Schreider: One of the reasons people come to HP is that we are a global organization. We have the ability to field 600 security consultants in over 80 countries and deliver with uniformity, regardless of where you’re at as a customer.

There is still a bit of work that goes in. Although we have the ISSM Reference Model, and we have a tremendous amount of methodology and collateral, we are not positioning ourselves as a cookie-cutter approach. We spend a good bit of time educating ourselves about where the customer is, understanding where their security program currently lies, and -- based on business direction and external drivers, for example, regulatory concerns -- where it needs to go.

We also want to understand where they want to be in terms of maturity range, according to the Capability Maturity Model (CMM). Once we learn all of that, then we come back to them and we create a road map. We say that, "Today, we view that you are probably at a maturity level of ‘One.’ Based upon the risk and threat profile of your organization, it is our recommendation that you be at a maturity level of ‘Three’."

We can put together process improvement plans that show them step-by-step how they move along the maturity continuum to get to a state that’s appropriate for their business model, their level of investment, and appetite for risk.

Gardner: How would one ever know that they are done, that you are in a compliant state, that your risk has been mitigated? Is this a destination, or is it a journey?

Schreider: It's a journey, with stops along the way. If you are in the IT world -- compliance, risk management, continuity of operation -- it will always be a journey. Technology changes. Business models change. There are many aspects to an organization that require that they continually be moving forward in order to stay competitive.

We map out a road map, which is their journey, but we have very defined stops along the way. They may not ever need to go past a level of maturity of “Three,” for example, but there are things that have to occur for them to maintain that level. There's never a time when they can say, "Aha, we have arrived. We are completely safe."
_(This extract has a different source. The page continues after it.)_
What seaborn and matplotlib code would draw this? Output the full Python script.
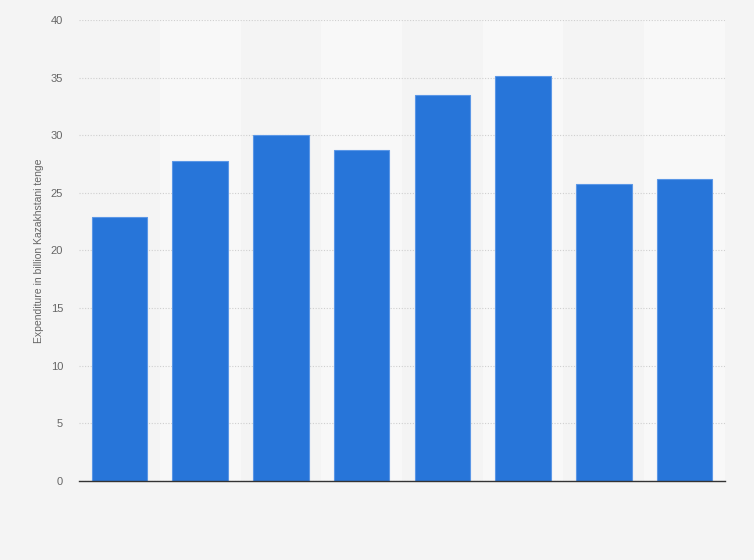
import pandas as pd
import matplotlib.pyplot as plt
import seaborn as sns

# data (x labels are not shown in it)
categories = ['2012', '2013', '2014', '2015', '2016', '2017', '2018', '2019']
values = [22.9, 27.8, 30.0, 28.7, 33.5, 35.1, 25.8, 26.2]
y_ticks = [0, 5, 10, 15, 20, 25, 30, 35, 40]
y_label = 'Expenditure in billion Kazakhstani tenge'

BAR_COLOR = '#2775d9'
BG = '#f4f4f4'

df = pd.DataFrame({'year': categories, 'value': values})

sns.set_style('white')
plt.rcParams['font.family'] = ['Liberation Sans', 'DejaVu Sans']

fig = plt.figure(figsize=(7.54, 5.6), dpi=100, facecolor=BG)
ax = fig.add_axes([0.1048, 0.1411, 0.8567, 0.8232])
ax.set_facecolor(BG)

# alternating column bands
for i in range(len(categories)):
    if i % 2 == 1:
        ax.axvspan(i - 0.5, i + 0.5, color='#f8f8f8', zorder=0, lw=0)

sns.barplot(data=df, x='year', y='value', color=BAR_COLOR, width=0.69,
            saturation=1, edgecolor='#5b97e6', linewidth=0.8, ax=ax, zorder=3)

ax.set_xlim(-0.5, len(categories) - 0.5)
ax.set_ylim(0, 40)
ax.set_yticks(y_ticks)
ax.set_yticklabels([str(t) for t in y_ticks], color='#666666', fontsize=8)
ax.set_xticks([])
ax.set_xlabel('')
ax.set_ylabel(y_label, color='#666666', fontsize=7.5, labelpad=5)
ax.tick_params(axis='y', length=0, pad=11.5)

ax.yaxis.grid(True, color='#cfcfcf', linestyle=(0, (1, 1.5)), linewidth=0.8, zorder=1)
ax.set_axisbelow(True)
for side in ['top', 'right', 'left']:
    ax.spines[side].set_visible(False)
ax.spines['bottom'].set_color('#333333')
ax.spines['bottom'].set_linewidth(1.0)
ax.spines['bottom'].set_zorder(5)

plt.savefig('out.png', dpi=100, facecolor=BG)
Security is a mathematical model. As long as math exists, and as long as there are infinite numbers, there will be people who will be able to scientifically or mathematically define exploits to systems that are out there. As long as we have an infinite number of numbers we will always have the potential for a breach of security.

Gardner: I also have to imagine that this is a moving target. Seven years ago, we didn’t worry about Sarbanes-Oxley, ISO, and on-going types of ill effects in the market. We don’t know what’s going to come down the pike in a few years, or perhaps even some more in the financial vertical.

Is there something about putting this ISSM model in place that allows you to better absorb those unforeseen issues and/or compliance dictates? And is there a return on investment (ROI) benefit of setting up your model sooner rather than later?

Schreider: Absolutely. Historically, businesses throughout the world have lacked the discipline to self-regulate. So there is no question that the more onerous types of regulations are going to continue. That's what happened in the subprime [mortgage] arena, and the emphasis toward [mitigating] operational risk is going to continue and require organizations to have a greater level of due diligence and control over their businesses.

Businesses are run on technology, and technologies require security and continuity of operations. So, we understand that this is a moving target.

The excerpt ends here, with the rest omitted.